### What you have to do
In the records below, find the line that contains "Recreate this image" and the line that contains "ax.set_axisbelow(True)"; write out exactly those two lines and everything between them, without the pictures.

### Listing
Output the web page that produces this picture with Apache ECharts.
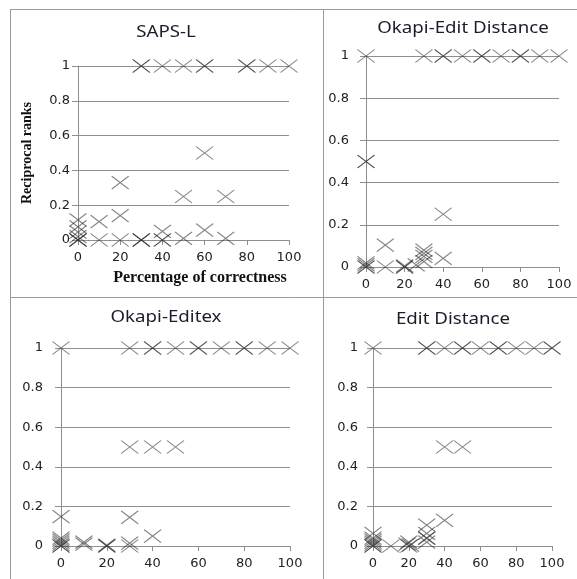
<!DOCTYPE html>
<html>
<head>
<meta charset="utf-8">
<script src="https://cdn.jsdelivr.net/npm/echarts@6/dist/echarts.min.js"></script>
<style>
  html, body { margin: 0; padding: 0; background: #fff; }
  #chart { width: 577px; height: 579px; }
</style>
</head>
<body>
<div id="chart"></div>
<script>
// panel titles, in order: top-left, top-right, bottom-left, bottom-right
const panelTitles = ['SAPS-L', 'Okapi-Edit Distance', 'Okapi-Editex', 'Edit Distance']
const xName = 'Percentage of correctness'
const yName = 'Reciprocal ranks'

// [percentage of correctness, reciprocal rank]; repeated points make darker crosses
const sapsL = [
  [30, 1], [30, 1], [40, 1], [50, 1], [60, 1], [60, 1], [80, 1], [80, 1], [90, 1], [100, 1],
  [60, 0.5], [20, 0.33], [50, 0.25], [70, 0.25], [20, 0.14],
  [0, 0.115], [10, 0.105], [0, 0.075], [0, 0.045], [60, 0.057], [40, 0.05],
  [0, 0.02], [0, 0], [0, 0], [0, 0], [10, 0], [20, 0], [30, 0], [30, 0], [30, 0],
  [40, 0], [40, 0], [50, 0.01], [70, 0.01]
]
const okapiEditDistance = [
  [0, 1], [30, 1], [40, 1], [40, 1], [50, 1], [60, 1], [60, 1], [70, 1], [80, 1], [80, 1], [90, 1], [100, 1],
  [0, 0.5], [0, 0.5], [40, 0.25], [10, 0.104], [30, 0.08], [30, 0.065], [30, 0.05], [30, 0.025], [40, 0.041],
  [0, 0.02], [0, 0.01], [0, 0], [0, 0], [10, 0], [20, 0], [20, 0], [20, 0.005], [26, 0.01]
]
const okapiEditex = [
  [0, 1], [30, 1], [40, 1], [40, 1], [50, 1], [60, 1], [60, 1], [70, 1], [80, 1], [80, 1], [90, 1], [100, 1],
  [30, 0.5], [40, 0.5], [50, 0.5], [0, 0.148], [30, 0.145], [40, 0.05],
  [0, 0.04], [0, 0.03], [0, 0.02], [0, 0.01], [0, 0], [0, 0],
  [10, 0.02], [10, 0.01], [20, 0], [20, 0], [20, 0.005], [30, 0.015], [30, 0]
]
const editDistance = [
  [0, 1], [30, 1], [30, 1], [40, 1], [50, 1], [50, 1], [60, 1], [70, 1], [70, 1], [80, 1], [90, 1], [100, 1], [100, 1],
  [40, 0.5], [50, 0.5], [40, 0.13], [30, 0.106], [30, 0.064], [30, 0.04], [30, 0.04],
  [0, 0.064], [0, 0.04], [0, 0.03], [0, 0.02], [0, 0.01], [0, 0], [0, 0],
  [10, 0], [19, 0.01], [20, 0.02], [21, 0.005], [20, 0], [30, 0.02]
]
const panelData = [sapsL, okapiEditDistance, okapiEditex, editDistance]

// plot area of each panel, in pixels
const plots = [
  { left: 78, top: 66, width: 211, height: 174, yMargin: 8 },
  { left: 366, top: 56, width: 193, height: 211, yMargin: 17 },
  { left: 61, top: 348, width: 229, height: 198, yMargin: 18 },
  { left: 373, top: 348, width: 179, height: 198, yMargin: 15 }
]
const titlePos = [[166, 32], [463, 28], [166, 317], [453, 319]]

const axisGrey = '#8e8e8e'
const cross = 'path://M0,0L16,12M0,12L16,0'

const chart = echarts.init(document.getElementById('chart'), null, { renderer: 'canvas' })

const grid = plots.map(p => ({
  left: p.left, top: p.top, width: p.width, height: p.height,
  containLabel: false, outerBoundsMode: 'none'
}))

const xAxis = plots.map((p, i) => ({
  type: 'value', gridIndex: i, min: 0, max: 100, interval: 20,
  splitLine: { show: false },
  axisLine: { show: true, lineStyle: { color: axisGrey, width: 1 } },
  axisTick: { show: true, length: 5, lineStyle: { color: axisGrey } },
  axisLabel: { color: '#222', fontFamily: 'DejaVu Sans', fontSize: 13, margin: 11 },
  name: i === 0 ? xName : '',
  nameLocation: 'middle',
  nameGap: 30,
  nameTextStyle: {
    fontFamily: 'Liberation Serif', fontWeight: 'bold', fontSize: 16, color: '#111',
    padding: [0, 0, 0, 33]
  }
}))

const yAxis = plots.map((p, i) => ({
  type: 'value', gridIndex: i, min: 0, max: 1, interval: 0.2,
  splitLine: { show: true, lineStyle: { color: axisGrey, width: 1 } },
  axisLine: { show: true, lineStyle: { color: axisGrey, width: 1 } },
  axisTick: { show: true, length: 6, lineStyle: { color: axisGrey } },
  axisLabel: { color: '#222', fontFamily: 'DejaVu Sans', fontSize: 13, margin: p.yMargin },
  name: i === 0 ? yName : '',
  nameLocation: 'middle',
  nameGap: 44,
  nameTextStyle: { fontFamily: 'Liberation Serif', fontWeight: 'bold', fontSize: 14, color: '#111' }
}))

const series = panelData.map((d, i) => ({
  type: 'scatter', xAxisIndex: i, yAxisIndex: i, data: d,
  symbol: cross, symbolSize: [17, 13],
  itemStyle: { color: 'rgba(0,0,0,0)', borderColor: 'rgba(35,35,35,0.55)', borderWidth: 1.2, opacity: 1 },
  silent: true
}))

// panel frame lines and titles
const frame = [
  [10, 9.5, 577, 9.5], [10.5, 9, 10.5, 579], [323.5, 9, 323.5, 579], [10, 297.5, 577, 297.5]
].map(l => ({
  type: 'line', silent: true,
  shape: { x1: l[0], y1: l[1], x2: l[2], y2: l[3] },
  style: { stroke: '#9a9a9a', lineWidth: 1 }
}))
const titles = panelTitles.map((t, i) => ({
  type: 'text', silent: true, x: titlePos[i][0], y: titlePos[i][1], scaleX: 1.1,
  style: {
    text: t, align: 'center', verticalAlign: 'middle',
    fontFamily: 'Noto Sans', fontSize: 17, fill: '#1b1b2b'
  }
}))

chart.setOption({
  animation: false,
  backgroundColor: '#fff',
  grid, xAxis, yAxis, series,
  graphic: frame.concat(titles)
})
</script>
</body>
</html>
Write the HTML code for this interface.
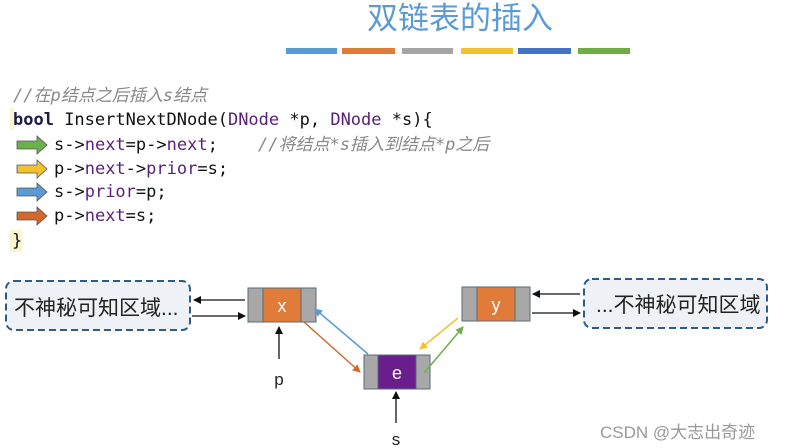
<!DOCTYPE html>
<html><head><meta charset="utf-8"><style>
body{margin:0;background:#fff;width:793px;height:448px;overflow:hidden}
svg{display:block}
.code{font-family:"DejaVu Sans Mono","Liberation Mono",monospace;font-size:17px;fill:#111}
.kw{fill:#5a1f7a}
.cm{fill:#888;font-style:italic}
.cn{font-family:"Liberation Sans","Noto Sans CJK SC",sans-serif}
</style></head><body>
<svg width="793" height="448" viewBox="0 0 793 448">
<defs>
<marker id="ak" markerWidth="8" markerHeight="8" refX="7" refY="4" orient="auto" markerUnits="userSpaceOnUse"><path d="M0,0 L8,4 L0,8z" fill="#111"/></marker>
<marker id="ab" markerWidth="8" markerHeight="8" refX="7" refY="4" orient="auto" markerUnits="userSpaceOnUse"><path d="M0,0 L8,4 L0,8z" fill="#5b9bd5"/></marker>
<marker id="ao" markerWidth="8" markerHeight="8" refX="7" refY="4" orient="auto" markerUnits="userSpaceOnUse"><path d="M0,0 L8,4 L0,8z" fill="#d2692a"/></marker>
<marker id="ay" markerWidth="8" markerHeight="8" refX="7" refY="4" orient="auto" markerUnits="userSpaceOnUse"><path d="M0,0 L8,4 L0,8z" fill="#f2c12e"/></marker>
<marker id="ag" markerWidth="8" markerHeight="8" refX="7" refY="4" orient="auto" markerUnits="userSpaceOnUse"><path d="M0,0 L8,4 L0,8z" fill="#6ab04c"/></marker>
</defs>
<text x="460" y="29" text-anchor="middle" class="cn" font-size="31" fill="#5b9bd5">双链表的插入</text>
<rect x="286" y="48" width="51" height="6" fill="#5b9bd5"/>
<rect x="342" y="48" width="53" height="6" fill="#e07b39"/>
<rect x="402" y="48" width="51" height="6" fill="#a5a5a5"/>
<rect x="461" y="48" width="52" height="6" fill="#f2c12e"/>
<rect x="518" y="48" width="53" height="6" fill="#4472c4"/>
<rect x="578" y="48" width="52" height="6" fill="#70ad47"/>

<text x="13" y="101" class="code cm" font-size="17">//在<tspan>p</tspan>结点之后插入<tspan>s</tspan>结点</text>
<rect x="10" y="108" width="4" height="22" fill="#fbf5d0"/>
<text x="13" y="125" class="code"><tspan font-weight="bold" fill="#1a1a4a">bool</tspan> InsertNextDNode(<tspan class="kw">DNode</tspan> *p, <tspan class="kw">DNode</tspan> *s){</text>
<g stroke="#555" stroke-width="0.8">
<path d="M17,141 H37 V136 L47,145 L37,154 V149 H17z" fill="#6ab04c"/>
<path d="M17,165 H37 V160 L47,169 L37,178 V173 H17z" fill="#f2c12e"/>
<path d="M17,188 H37 V183 L47,192 L37,201 V196 H17z" fill="#5b9bd5"/>
<path d="M17,212 H37 V207 L47,216 L37,225 V220 H17z" fill="#d2692a"/>
</g>
<text x="54" y="150" class="code">s-&gt;<tspan class="kw">next</tspan>=p-&gt;<tspan class="kw">next</tspan>;</text>
<text x="258" y="150" class="code cm">//将结点*s插入到结点*p之后</text>
<text x="54" y="174" class="code">p-&gt;<tspan class="kw">next</tspan>-&gt;<tspan class="kw">prior</tspan>=s;</text>
<text x="54" y="197" class="code">s-&gt;<tspan class="kw">prior</tspan>=p;</text>
<text x="54" y="221" class="code">p-&gt;<tspan class="kw">next</tspan>=s;</text>
<rect x="10" y="230" width="12" height="22" fill="#fbf5d0"/>
<text x="12" y="246" class="code">}</text>

<rect x="6" y="281" width="184" height="49" rx="8" fill="#eef2f7" stroke="#2e5b87" stroke-width="2" stroke-dasharray="7,4"/>
<text x="14" y="315" class="cn" font-size="21" fill="#222">不神秘可知区域...</text>
<rect x="584" y="279" width="183" height="49" rx="8" fill="#eef2f7" stroke="#2e5b87" stroke-width="2" stroke-dasharray="7,4"/>
<text x="596" y="312" class="cn" font-size="21" fill="#222">...不神秘可知区域</text>

<g stroke="#5a6a7a" stroke-width="1">
<rect x="248" y="288" width="15" height="34" fill="#a8a8a8"/><rect x="263" y="288" width="38" height="34" fill="#e07b39"/><rect x="301" y="288" width="15" height="34" fill="#a8a8a8"/>
<rect x="462" y="287" width="15" height="34" fill="#a8a8a8"/><rect x="477" y="287" width="38" height="34" fill="#e07b39"/><rect x="515" y="287" width="15" height="34" fill="#a8a8a8"/>
<rect x="364" y="355" width="14" height="34" fill="#a8a8a8"/><rect x="378" y="355" width="38" height="34" fill="#6a1e8e"/><rect x="416" y="355" width="14" height="34" fill="#a8a8a8"/>
</g>
<text x="282" y="312" text-anchor="middle" class="cn" font-size="18" fill="#fff">x</text>
<text x="496" y="311" text-anchor="middle" class="cn" font-size="18" fill="#fff">y</text>
<text x="397" y="379" text-anchor="middle" class="cn" font-size="18" fill="#fff">e</text>

<g stroke="#111" stroke-width="1.3" fill="none">
<line x1="245" y1="300" x2="194" y2="300" marker-end="url(#ak)"/>
<line x1="192" y1="316" x2="245" y2="316" marker-end="url(#ak)"/>
<line x1="580" y1="294" x2="533" y2="294" marker-end="url(#ak)"/>
<line x1="532" y1="313" x2="580" y2="313" marker-end="url(#ak)"/>
<line x1="279" y1="359" x2="279" y2="327" marker-end="url(#ak)"/>
<line x1="396" y1="423" x2="396" y2="392" marker-end="url(#ak)"/>
</g>
<line x1="368" y1="354" x2="315" y2="309" stroke="#5b9bd5" stroke-width="1.5" marker-end="url(#ab)"/>
<line x1="304" y1="322" x2="360" y2="372" stroke="#d2692a" stroke-width="1.5" marker-end="url(#ao)"/>
<line x1="458" y1="318" x2="420" y2="349" stroke="#f2c12e" stroke-width="1.5" marker-end="url(#ay)"/>
<line x1="424" y1="373" x2="463" y2="327" stroke="#6ab04c" stroke-width="1.5" marker-end="url(#ag)"/>
<text x="279" y="385" text-anchor="middle" class="cn" font-size="17" fill="#222">p</text>
<text x="396" y="445" text-anchor="middle" class="cn" font-size="17" fill="#222">s</text>
<text x="600" y="438" class="cn" font-size="17" fill="#999">CSDN @大志出奇迹</text>
</svg>
</body></html>
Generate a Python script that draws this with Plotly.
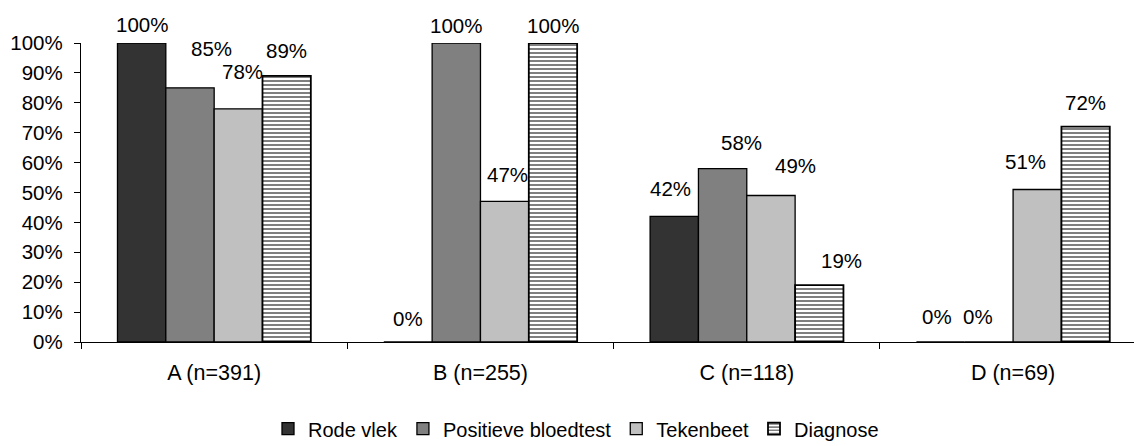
import plotly.graph_objects as go

# Groups and percentage per indicator
categories = ["A (n=391)", "B (n=255)", "C (n=118)", "D (n=69)"]
series_names = ["Rode vlek", "Positieve bloedtest", "Tekenbeet", "Diagnose"]
rode_vlek = [100, 0, 42, 0]
positieve_bloedtest = [85, 100, 58, 0]
tekenbeet = [78, 47, 49, 51]
diagnose = [89, 100, 19, 72]
y_ticks = [0, 10, 20, 30, 40, 50, 60, 70, 80, 90, 100]

series_values = [rode_vlek, positieve_bloedtest, tekenbeet, diagnose]
fills = ["#333333", "#808080", "#c0c0c0", "#ffffff"]

# Manual label nudges (px) per group: horizontal shift and height above bar top
label_dx = [[0, 22, 4, 0], [0, 0, 3, 0], [-4, 19, 25, 22], [-4, -11, -12, 0]]
label_dy = [[19, 39, 37, 25], [24, 18, 27, 18], [28, 26, 30, 25], [26, 26, 28, 24]]
label_dx = [list(col) for col in zip(*label_dx)]
label_dy = [list(col) for col in zip(*label_dy)]

FONT = "Liberation Sans, Arial, sans-serif"
bargap = 0.274
n_series = len(series_names)
bar_w = (1 - bargap) / n_series

fig = go.Figure()
x_idx = list(range(len(categories)))
for i, (name, vals, col) in enumerate(zip(series_names, series_values, fills)):
    marker = dict(color=col, line=dict(color="#000000", width=1.3))
    if i == 3:
        marker = dict(
            color="#ffffff",
            line=dict(color="#000000", width=1.8),
            pattern=dict(shape="-", fgcolor="#000000", bgcolor="#ffffff",
                         size=4, solidity=0.5),
        )
    fig.add_trace(go.Bar(name=name, x=x_idx, y=vals, marker=marker))

    for j, v in enumerate(vals):
        fig.add_annotation(
            x=j + (i - (n_series - 1) / 2) * bar_w, y=v,
            xref="x", yref="y",
            text=f"{v}%", showarrow=False,
            xshift=label_dx[i][j], yshift=label_dy[i][j],
            xanchor="center", yanchor="middle",
            font=dict(family=FONT, size=20.5, color="#000000"),
        )

fig.update_layout(
    width=1134, height=446,
    margin=dict(l=81, r=0, t=43, b=104, autoexpand=False),
    paper_bgcolor="#ffffff", plot_bgcolor="#ffffff",
    barmode="group", bargap=bargap, bargroupgap=0,
    font=dict(family=FONT, size=20.5, color="#000000"),
    showlegend=True,
    legend=dict(
        orientation="h", xref="container", x=576 / 1134, xanchor="center",
        yref="paper", y=-0.29, yanchor="middle",
        font=dict(family=FONT, size=20, color="#000000"),
        itemwidth=30, tracegroupgap=0,
        bgcolor="rgba(0,0,0,0)",
    ),
    xaxis=dict(
        range=[-0.5, 3.454],
        tickvals=x_idx, ticktext=categories,
        tickfont=dict(family=FONT, size=21.5, color="#000000"),
        ticks="", showgrid=False, zeroline=False,
        showline=True, linecolor="#000000", linewidth=1.3,
        ticklabelstandoff=11,
        minor=dict(tick0=-0.5, dtick=1, ticks="outside", ticklen=6,
                   tickcolor="#000000", tickwidth=1.3, showgrid=False),
    ),
    yaxis=dict(
        range=[0, 100], tickvals=y_ticks,
        ticktext=[f"{t}%" for t in y_ticks],
        tickfont=dict(family=FONT, size=20.5, color="#000000"),
        ticks="outside", ticklen=6, tickcolor="#000000", tickwidth=1.3,
        showgrid=False, zeroline=False,
        showline=True, linecolor="#000000", linewidth=1.3,
        ticklabelstandoff=7,
    ),
)

fig.write_html("out.html")
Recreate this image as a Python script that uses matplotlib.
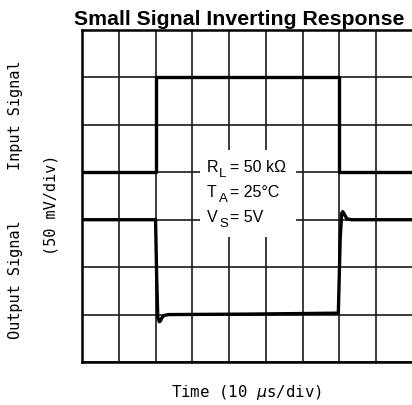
import matplotlib
matplotlib.use('Agg')
import matplotlib.pyplot as plt
from matplotlib.patches import Rectangle

# scope trace, in divisions (x: 10 us/div, y: 50 mV/div)
in_t = [0, 2.0, 2.0, 7.0, 7.0, 9.5]
in_v = [4, 4, 6, 6, 4, 4]

out_t = [0, 2.0, 2.03, 2.06, 2.1, 2.13, 2.17, 2.23, 2.35, 4.5, 6.97, 7.02, 7.06, 7.09, 7.13, 7.2, 7.32, 9.5]
out_v = [3, 3, 1.8, 0.95, 0.85, 0.86, 0.93, 0.98, 1.0, 1.01, 1.03, 2.6, 3.13, 3.17, 3.12, 3.02, 3.0, 3.0]

cond_sym = ['R', 'T', 'V']
cond_sub = ['L', 'A', 'S']
cond_val = ['= 50 k\u03a9', '= 25\u00b0C', '= 5V']

mono = 'DejaVu Sans Mono'
sans = 'Liberation Sans'

fig = plt.figure(figsize=(4.12, 4.06), dpi=100)
ax = fig.add_axes([82/412, 43/406, 331/412, 332/406])

ax.set_xlim(0, 9)
ax.set_ylim(0, 7)
ax.set_xticks(range(10))
ax.set_yticks(range(8))
ax.grid(True, color='#1a1a1a', lw=1.2)
ax.tick_params(length=0, labelbottom=False, labelleft=False)
for s in ax.spines.values():
    s.set_linewidth(1.8)
ax.set_axisbelow(True)

# blank patch behind the test conditions
ax.add_patch(Rectangle((3.2, 2.64), 2.62, 1.83, facecolor='white', edgecolor='none', zorder=2))
for i in range(3):
    yb = 4.03 - i*0.53
    ax.annotate(cond_sym[i], (3.4, yb), fontsize=11.5, family=sans, va='baseline', zorder=3)
    ax.annotate(cond_sub[i], (3.4, yb), xytext=(12, -5), textcoords='offset pixels',
                fontsize=9.5, family=sans, va='baseline', zorder=3)
    ax.annotate(cond_val[i], (3.4, yb), xytext=(23, 0), textcoords='offset pixels',
                fontsize=11.5, family=sans, va='baseline', zorder=3)

ax.plot(in_t, in_v, color='black', lw=2.4, zorder=4)
ax.plot(out_t, out_v, color='black', lw=2.4, zorder=4, solid_joinstyle='round')

fig.text(0.58, 0.952, 'Small Signal Inverting Response', fontsize=15.3, weight='bold',
         family=sans, ha='center', va='center')
fig.text(16/412, 1-115/406, 'Input Signal', rotation=90, fontsize=11, family=mono, ha='center', va='center')
fig.text(16/412, 1-280/406, 'Output Signal', rotation=90, fontsize=11, family=mono, ha='center', va='center')
fig.text(51/412, 1-205/406, '(50 mV/div)', rotation=90, fontsize=11, family=mono, ha='center', va='center')
fig.text(247/412, 1-393/406, r'Time (10 $\mu$s/div)', fontsize=11.3, family=mono, ha='center', va='center')

fig.savefig('out.png', dpi=100)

### Written answer
Recreate this image as a Python script that uses matplotlib.
import matplotlib
matplotlib.use('Agg')
import matplotlib.pyplot as plt
from matplotlib.patches import Rectangle

# scope trace, in divisions (x: 10 us/div, y: 50 mV/div)
in_t = [0, 2.0, 2.0, 7.0, 7.0, 9.5]
in_v = [4, 4, 6, 6, 4, 4]

out_t = [0, 2.0, 2.03, 2.06, 2.1, 2.13, 2.17, 2.23, 2.35, 4.5, 6.97, 7.02, 7.06, 7.09, 7.13, 7.2, 7.32, 9.5]
out_v = [3, 3, 1.8, 0.95, 0.85, 0.86, 0.93, 0.98, 1.0, 1.01, 1.03, 2.6, 3.13, 3.17, 3.12, 3.02, 3.0, 3.0]

cond_sym = ['R', 'T', 'V']
cond_sub = ['L', 'A', 'S']
cond_val = ['= 50 k\u03a9', '= 25\u00b0C', '= 5V']

mono = 'DejaVu Sans Mono'
sans = 'Liberation Sans'

fig = plt.figure(figsize=(4.12, 4.06), dpi=100)
ax = fig.add_axes([82/412, 43/406, 331/412, 332/406])

ax.set_xlim(0, 9)
ax.set_ylim(0, 7)
ax.set_xticks(range(10))
ax.set_yticks(range(8))
ax.grid(True, color='#1a1a1a', lw=1.2)
ax.tick_params(length=0, labelbottom=False, labelleft=False)
for s in ax.spines.values():
    s.set_linewidth(1.8)
ax.set_axisbelow(True)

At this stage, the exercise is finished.